The characters, despite their stilted mannerisms, are all very well drawn, but Wolfe's real strength, apart from his prose, is the detail of the world he's created and the clever twists he's put on the 'so sci-fi it's fantasy' subgenre, by which I mean the subset of sci-fi when it's so far in the future that people have forgotten about technology and view it as 'magic'.

Over this volume Wolfe introduces a large number of interesting and original places, people and creatures, and shrouds them all in a kind of romantic mystery which keeps you reading, despite being always unsure of exactly what is going on (in some ways this series belongs to another sci-fi subgenre as well, one that I like to call the 'what the fuck is going on' genre, see also The Malazan Book of the Fallen).
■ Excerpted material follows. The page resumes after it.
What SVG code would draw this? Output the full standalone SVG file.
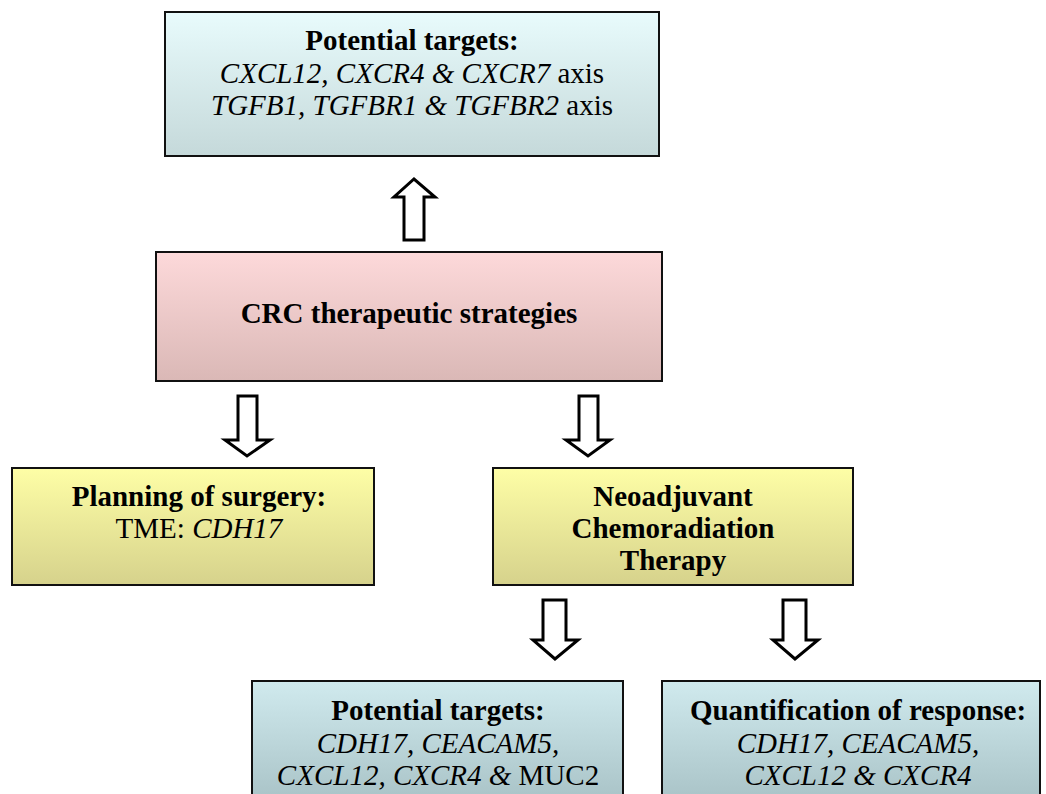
<svg xmlns="http://www.w3.org/2000/svg" width="1046" height="794" viewBox="0 0 1046 794">
<defs>
<linearGradient id="gBlue" x1="0" y1="0" x2="0" y2="1"><stop offset="0" stop-color="#e8fbfc"/><stop offset="1" stop-color="#c5d9da"/></linearGradient>
<linearGradient id="gPink" x1="0" y1="0" x2="0" y2="1"><stop offset="0" stop-color="#fdd9da"/><stop offset="1" stop-color="#dab8b6"/></linearGradient>
<linearGradient id="gYel" x1="0" y1="0" x2="0" y2="1"><stop offset="0" stop-color="#fefea6"/><stop offset="1" stop-color="#d6d28c"/></linearGradient>
<linearGradient id="gTeal" x1="0" y1="0" x2="0" y2="1"><stop offset="0" stop-color="#d0eaee"/><stop offset="1" stop-color="#a9c3c7"/></linearGradient>
<style>
.box{stroke:#111;stroke-width:2}
text{font-family:"Liberation Serif","Times New Roman",serif;font-size:29px;fill:#000;text-anchor:middle}
.b{font-weight:bold}
.i{font-style:italic}
.arr{fill:#fff;stroke:#000;stroke-width:3;stroke-linejoin:miter}
</style>
</defs>
<g id="connectors">
<path class="arr" d="M404,240 L404,197 L394,197 L414,179 L435,197 L424,197 L424,240 Z"/>
<path class="arr" d="M238,396 L257,396 L257,440 L270,440 L247,456 L225,440 L238,440 Z"/>
<path class="arr" d="M579,396 L598,396 L598,440 L610,440 L588,456 L566,440 L579,440 Z"/>
<path class="arr" d="M543,600 L566,600 L566,640 L578,640 L555,659 L533,640 L543,640 Z"/>
<path class="arr" d="M783,600 L806,600 L806,640 L818,640 L795,659 L773,640 L783,640 Z"/>
</g>
<g id="top-targets">
<rect class="box" x="165" y="12" width="494" height="144" fill="url(#gBlue)"/>
<text x="412" y="50" class="b">Potential targets:</text>
<text x="412" y="83"><tspan class="i">CXCL12, CXCR4 &amp; CXCR7</tspan> axis</text>
<text x="412" y="115"><tspan class="i">TGFB1, TGFBR1 &amp; TGFBR2</tspan> axis</text>
</g>
<g id="crc">
<rect class="box" x="156" y="252" width="506" height="129" fill="url(#gPink)"/>
<text x="409" y="323" class="b">CRC therapeutic strategies</text>
</g>
<g id="planning">
<rect class="box" x="12" y="468" width="362" height="117" fill="url(#gYel)"/>
<text x="199" y="506" class="b">Planning of surgery:</text>
<text x="199" y="538">TME: <tspan class="i">CDH17</tspan></text>
</g>
<g id="neoadjuvant">
<rect class="box" x="493" y="468" width="360" height="117" fill="url(#gYel)"/>
<text x="673" y="506" class="b">Neoadjuvant</text>
<text x="673" y="538" class="b">Chemoradiation</text>
<text x="673" y="570" class="b">Therapy</text>
</g>
<g id="bottom-targets">
<rect class="box" x="252" y="681" width="371" height="120" fill="url(#gTeal)"/>
<text x="438" y="720" class="b">Potential targets:</text>
<text x="438" y="753" class="i">CDH17, CEACAM5,</text>
<text x="438" y="785"><tspan class="i">CXCL12, CXCR4 &amp;</tspan> MUC2</text>
</g>
<g id="quantification">
<rect class="box" x="662" y="681" width="378" height="120" fill="url(#gTeal)"/>
<text x="858" y="720" class="b">Quantification of response:</text>
<text x="858" y="753" class="i">CDH17, CEACAM5,</text>
<text x="858" y="785" class="i">CXCL12 &amp; CXCR4</text>
</g>
</svg>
While I had my misgivings at the beginning of the story, by the end of this volume I understood completely why this series is held in such high regard. Wolfe creates a mythic, melancholy mood with his skillful writing, and gives what appeared to me at first glance to be a quite cliched story a lot of originality and mystery.

2 comments:

Bob said...

Hmm I read these a few months ago... If I remember right they are written as a fake history with "author's notes" at the end. "The true game" by Sheri S. Tepper had a similar sort of idea but did it better.

The books raise some cool ideas but I didn't think they really went anywhere. It seemed to get kind of rushed at the end.

A nice description of a sort of ethical torturers guild though.

Jon said...

Sort of a fake history... supposedly the author is translating these books in the present day after somehow receiving them from the future.

As for Sheri S. Tepper I don't know... I read 'Grass' ages and ages ago and it put me off her pretty much forever.